US Department of Transportation
US Transportation Secretary Anthony Foxx

If something is not done to fortify the nation’s crumbling transportation infrastructure, it could affect businesses from coast to coast, according to US Transportation Secretary Anthony Foxx.

“For years, the growing infrastructure deficit has been an issue akin to termites in our national basement, slowly eating away at our foundation,” Foxx said during a Feb. 20 speech before the US Chamber of  Commerce. “Now it is a wolf at the door.”

The problem is funding, according to Foxx. There’s simply not enough money being spent on the kind of long-range infrastructure products that made the US a dominant world economic power. He cited such previous achievements as the transcontinental railroad and the interstate highway system.

“These are mechanisms that day after day, year after year, get products and people where we need them,” Foxx said. “And they keep the economic engine of America going.”

The Need for Long-Term Solutions

Today, lawmakers are willing to fund infrastructure projects that offer short-term solutions, but are unwilling to look at the big picture.

“Tell Congress: ‘No more one-year or two-year Band-Aids’,” Foxx told about 300 people at the chamber’s second annual Transportation Infrastructure Summit, which was held at the Chamber’s Washington, D.C., headquarters. “Tell them what’s at stake for you and your employees and the products you sell. Tell them to get to ‘yes’.”

If nothing is done to fortify the nation’s crumbling transportation infrastructure, businesses could see more than $1 trillion per year in lost sales, Foxx said.

“We have 100,000 American bridges old enough for Medicare,” Foxx said, adding that the US has fallen 20 spots over the past 10 years when it comes to the quality of its transportation infrastructure.

“This puts us behind Barbados, a country with one airport,” he said.

Pushes for Gas Tax Hike

Part of the solution is to support an push by US Chamber of Commerce president Thomas Donohue to raise the federal fuel tax by 15 cents over the next three years, according to Foxx.

But US Rep. Bill Shuster (R-Penn.), chairman of the House Transportation and Infrastructure Committee, has recently indicated that such a boost in the fuel tax was unlikely given the current economic climate.

Currently the federal tax on motor fuels is 18.4 cents per gallon on gasoline and 23.4 cents on diesel — the same levels they have been since 1993. The increases proposed by Donohue, which also have the backing of the American Trucking Association, would help fund the Highway Trust Fund.

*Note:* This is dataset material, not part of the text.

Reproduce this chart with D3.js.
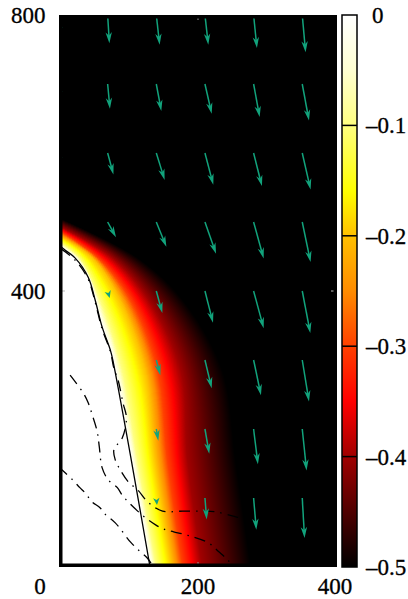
<!DOCTYPE html>
<html>
<head>
<meta charset="utf-8">
<script src="https://cdn.jsdelivr.net/npm/d3@7"></script>
<style>
	body { margin: 0; background: #fff; }
	svg { display: block; }
</style>
</head>
<body>
<svg id="chart" width="408" height="599"></svg>
<script>
// tick labels
const xTicks = [0, 200, 400];
const yTicks = [400, 800];
const cbTicks = [0, -0.1, -0.2, -0.3, -0.4, -0.5];

// palette of the colour bar (value -> colour)
const paletteValues = [0, -0.05, -0.1, -0.16, -0.2, -0.25, -0.3, -0.35, -0.4, -0.45, -0.5];
const paletteColors = ["#ffffff", "#ffffd2", "#ffff80", "#ffff00", "#ffc000", "#ff8c00", "#ff4000", "#ff0000", "#a00000", "#500000", "#000000"];

// field levels and where each one lies (x, y)
const levels = [0, -0.1, -0.2, -0.3, -0.4, -0.5];
const iso0 = [[0, 467], [3, 464], [9, 459], [23, 448], [42, 420], [52, 387], [62, 348], [74, 314], [78, 297], [104, 155], [131, 0]];
const iso1 = [[0, 471], [29, 448], [59, 387], [91, 285], [113, 155], [140, 0]];
const iso2 = [[0, 480], [48, 448], [88, 387], [124, 285], [139, 155], [163, 0]];
const iso3 = [[0, 487], [56, 448], [103, 387], [142, 285], [156, 155], [178, 0]];
const iso4 = [[0, 494], [77, 448], [129, 387], [175, 285], [185, 155], [206, 0]];
const iso5 = [[0, 506], [113, 448], [178, 387], [235, 285], [254, 155], [276, 0]];

// dash-dot contour lines
const dashA = [[16, 278], [35, 252], [42, 238], [48, 220], [55, 196], [58, 174], [62, 144], [71, 126], [84, 115], [91, 104], [100, 94], [120, 75], [139, 61], [153, 54], [165, 51], [185, 46], [215, 35], [230, 22], [243, 10], [251, 0]];
const dashB = [[3, 461], [23, 445], [42, 417], [52, 384], [62, 345], [74, 312], [79, 288], [85, 271], [92, 238], [97, 216], [91, 187], [79, 170], [81, 155], [88, 141], [100, 123], [113, 112], [128, 94], [149, 81], [178, 81], [206, 81], [225, 80], [257, 72], [287, 65]];
const dashC = [[0, 145], [4, 141], [20, 126], [30, 115], [38, 107], [48, 94], [59, 86], [66, 77], [81, 64], [103, 36], [117, 22], [127, 13], [134, 3]];

// arrows (velocity field)
const arrowX = [0, 70, 140, 210, 280, 350];
const arrowY = [800, 700, 600, 500, 400, 300, 200, 100];
const arrowU = [
	[0.7, 2.5, 4.8, 4.8, 4.8, 4.8],
	[0.5, 3.3, 7.2, 9.7, 8.7, 9.7],
	[0.5, 8.3, 12, 12, 12, 12],
	[null, 12, 14.5, 16, 14.5, 12],
	[null, 3, 8.7, 11.6, 14.5, 11.6],
	[null, null, 5.8, 9.7, 10.6, 9.7],
	[null, null, 2.9, 6.2, 6.2, 6.2],
	[null, null, 1, 2.5, 3.9, 3.3],
];
const arrowV = [
	[-33, -41, -43, -43, -48, -54],
	[-26, -36, -39, -43, -48, -53],
	[-22, -31, -39, -46, -48, -53],
	[null, -22, -36, -46, -53, -58],
	[null, -10, -32, -46, -54, -61],
	[null, null, -22, -41, -51, -60],
	[null, null, -17, -36, -51, -60],
	[null, null, -10, -31, -46, -58],
];

const plot = { left: 59, right: 337, top: 15, bottom: 567 };
const cbar = { left: 342, width: 15 };
const arrowColor = "#12a37c";
const serif = "'Liberation Serif'";

const svg = d3.select("#chart");

const x = d3.scaleLinear().domain([0, 400]).range([plot.left, plot.right]);
const y = d3.scaleLinear().domain([0, 800]).range([plot.bottom, plot.top]);
const cbY = d3.scaleLinear().domain([0, -0.5]).range([plot.top, plot.bottom]);
const color = d3.scaleLinear()
	.domain(paletteValues)
	.range(paletteColors)
	.interpolate(d3.interpolateRgb)
	.clamp(true);

const line = d3.line()
	.x(d => x(d[0]))
	.y(d => y(d[1]))
	.curve(d3.curveCatmullRom);

// --- field image ---
// sample each smoothed level line, then find its radius along rays from the origin
const scratch = svg.append("g").attr("visibility", "hidden");
function samplePath(pts) {
	const p = scratch.append("path").attr("d", line(pts)).node();
	const len = p.getTotalLength();
	const out = [];
	for (let s = 0; s <= len; s += 0.5) {
		const q = p.getPointAtLength(s);
		out.push([q.x - plot.left, plot.bottom - q.y]);
	}
	const q = p.getPointAtLength(len);
	out.push([q.x - plot.left, plot.bottom - q.y]);
	return out;
}

const nAng = 721;
function rayRadii(pts) {
	const radii = new Array(nAng).fill(null);
	const angs = pts.map(p => Math.atan2(p[1], p[0]));
	for (let k = 0; k < nAng; k++) {
		const th = (k / (nAng - 1)) * Math.PI / 2;
		const c = Math.cos(th), s = Math.sin(th);
		for (let i = 0; i < pts.length - 1; i++) {
			if ((th - angs[i]) * (th - angs[i + 1]) <= 0) {
				const [x1, y1] = pts[i], [x2, y2] = pts[i + 1];
				const dx = x2 - x1, dy = y2 - y1;
				const den = c * dy - s * dx;
				const t = Math.abs(den) < 1e-9 ? 0 : -(c * y1 - s * x1) / den;
				radii[k] = c * (x1 + t * dx) + s * (y1 + t * dy);
				break;
			}
		}
		if (radii[k] === null && k > 0) radii[k] = radii[k - 1];
	}
	for (let k = nAng - 2; k >= 0; k--) if (radii[k] === null) radii[k] = radii[k + 1];
	return radii;
}

const isoLines = [iso0, iso1, iso2, iso3, iso4, iso5];
const radiiTable = isoLines.map(pts => rayRadii(samplePath(pts)));
scratch.remove();

function fieldValue(dx, dy) {
	const th = Math.atan2(dy, dx);
	const k = Math.round(th / (Math.PI / 2) * (nAng - 1));
	const r = Math.hypot(dx, dy);
	if (r <= radiiTable[0][k]) return levels[0];
	for (let i = 0; i < levels.length - 1; i++) {
		const r0 = radiiTable[i][k], r1 = radiiTable[i + 1][k];
		if (r <= r1) return levels[i] + (levels[i + 1] - levels[i]) * (r - r0) / Math.max(r1 - r0, 1e-6);
	}
	return levels[levels.length - 1];
}

const imgW = plot.right - plot.left, imgH = plot.bottom - plot.top;
const canvas = document.createElement("canvas");
canvas.width = imgW;
canvas.height = imgH;
const ctx = canvas.getContext("2d");
const img = ctx.createImageData(imgW, imgH);
for (let j = 0; j < imgH; j++) {
	for (let i = 0; i < imgW; i++) {
		const v = fieldValue(i + 0.5, imgH - j - 0.5);
		const c = d3.rgb(color(v));
		const o = (j * imgW + i) * 4;
		img.data[o] = c.r;
		img.data[o + 1] = c.g;
		img.data[o + 2] = c.b;
		img.data[o + 3] = 255;
	}
}
ctx.putImageData(img, 0, 0);

const defs = svg.append("defs");
defs.append("clipPath").attr("id", "plot-clip")
	.append("rect")
	.attr("x", plot.left).attr("y", plot.top)
	.attr("width", imgW).attr("height", imgH);

svg.append("image")
	.attr("x", plot.left)
	.attr("y", plot.top)
	.attr("width", imgW)
	.attr("height", imgH)
	.attr("preserveAspectRatio", "none")
	.attr("href", canvas.toDataURL());

const layer = svg.append("g").attr("clip-path", "url(#plot-clip)");

// faint ticks hidden under the image
layer.selectAll(".xt").data([200]).enter().append("path")
	.attr("d", d => `M${x(d)},${plot.top}v5M${x(d)},${plot.bottom}v-5`)
	.attr("stroke", "#999").attr("stroke-width", 1);
layer.selectAll(".yt").data([400]).enter().append("path")
	.attr("d", d => `M${plot.left},${y(d)}h6M${plot.right},${y(d)}h-6`)
	.attr("stroke", "#bbb").attr("stroke-width", 1);

// contour lines
layer.append("path")
	.attr("d", line(iso0))
	.attr("fill", "none")
	.attr("stroke", "#000")
	.attr("stroke-width", 1.3);

layer.selectAll(".dashdot")
	.data([dashA, dashB, dashC])
	.enter()
	.append("path")
	.attr("d", d => line(d))
	.attr("fill", "none")
	.attr("stroke", "#000")
	.attr("stroke-width", 1.3)
	.attr("stroke-dasharray", "11,6,1.5,6");

// arrows
arrowY.forEach((ay, r) => {
	arrowX.forEach((ax, c) => {
		const u = arrowU[r][c], v = arrowV[r][c];
		if (u === null || v === null) return;
		const x0 = x(ax), y0 = y(ay), x1 = x(ax + u), y1 = y(ay + v);
		const len = Math.hypot(x1 - x0, y1 - y0);
		const ux = (x1 - x0) / len, uy = (y1 - y0) / len;
		const hl = Math.min(11, len), hw = 3.2;
		const bx = x1 - ux * hl, by = y1 - uy * hl;
		if (len > hl) {
			layer.append("line")
				.attr("x1", x0).attr("y1", y0)
				.attr("x2", x1 - ux * hl * 0.6).attr("y2", y1 - uy * hl * 0.6)
				.attr("stroke", arrowColor)
				.attr("stroke-width", 1.5);
		}
		const pts = [
			[x1, y1],
			[bx - uy * hw, by + ux * hw],
			[x1 - ux * hl * 0.7, y1 - uy * hl * 0.7],
			[bx + uy * hw, by - ux * hw],
		];
		layer.append("path")
			.attr("d", "M" + pts.map(p => p.join(",")).join("L") + "Z")
			.attr("fill", arrowColor);
	});
});

// frame
svg.append("rect")
	.attr("x", plot.left + 1.75)
	.attr("y", plot.top + 1.75)
	.attr("width", imgW - 3.5)
	.attr("height", imgH - 3.5)
	.attr("fill", "none")
	.attr("stroke", "#000")
	.attr("stroke-width", 3.5);

// axis labels
svg.selectAll(".ylab")
	.data(yTicks)
	.enter()
	.append("text")
	.attr("x", 45.5)
	.attr("y", d => y(d))
	.attr("dy", "0.35em")
	.attr("text-anchor", "end")
	.attr("font-family", serif)
	.attr("font-size", 23)
	.attr("stroke", "#000")
	.attr("stroke-width", 0.3)
	.text(d => d);

svg.selectAll(".xlab")
	.data(xTicks)
	.enter()
	.append("text")
	.attr("x", d => x(d) + (d === 0 ? -19 : (d === 400 ? -2 : 0)))
	.attr("y", 594)
	.attr("text-anchor", "middle")
	.attr("font-family", serif)
	.attr("font-size", 23)
	.attr("stroke", "#000")
	.attr("stroke-width", 0.3)
	.text(d => d);

// colour bar
const grad = defs.append("linearGradient")
	.attr("id", "cb-grad")
	.attr("x1", 0).attr("y1", 0).attr("x2", 0).attr("y2", 1);
grad.selectAll("stop")
	.data(paletteValues)
	.enter()
	.append("stop")
	.attr("offset", d => (cbY(d) - plot.top) / imgH)
	.attr("stop-color", (d, i) => paletteColors[i]);

svg.append("rect")
	.attr("x", cbar.left)
	.attr("y", plot.top)
	.attr("width", cbar.width)
	.attr("height", imgH)
	.attr("fill", "url(#cb-grad)")
	.attr("stroke", "#000")
	.attr("stroke-width", 1.5);

svg.selectAll(".cbtick")
	.data(cbTicks.slice(1, -1))
	.enter()
	.append("line")
	.attr("x1", cbar.left).attr("x2", cbar.left + cbar.width)
	.attr("y1", d => cbY(d)).attr("y2", d => cbY(d))
	.attr("stroke", "#000")
	.attr("stroke-width", 1.5);

svg.selectAll(".cblab")
	.data(cbTicks)
	.enter()
	.append("text")
	.attr("x", d => d === 0 ? 372 : 366)
	.attr("y", d => cbY(d))
	.attr("dy", "0.35em")
	.attr("font-family", serif)
	.attr("font-size", 23)
	.attr("stroke", "#000")
	.attr("stroke-width", 0.3)
	.text(d => d === 0 ? "0" : "\u2013" + Math.abs(d).toFixed(1));
</script>
</body>
</html>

Without more money, the fund is expected to run out by August of this year.

Tax Increase Unlikely in Election Year

Still, Shuster said that because it is an election year, its highly unlikely that Congress will vote to force motorists to pay even more for gas.

“I just don’t think there is the will out there with the American public or the Congress,” Shuster said on Feb. 4.

This type of political paralysis is exactly what has led the US into this situation in the first place, according to Foxx, the former mayor of Charlotte, North Carolina.

“Tom Donohue rightly urged Congress to stabilize the Highway Trust Fund and I’m grateful to him and you for stepping up and ringing the alarm bell,” Foxx said.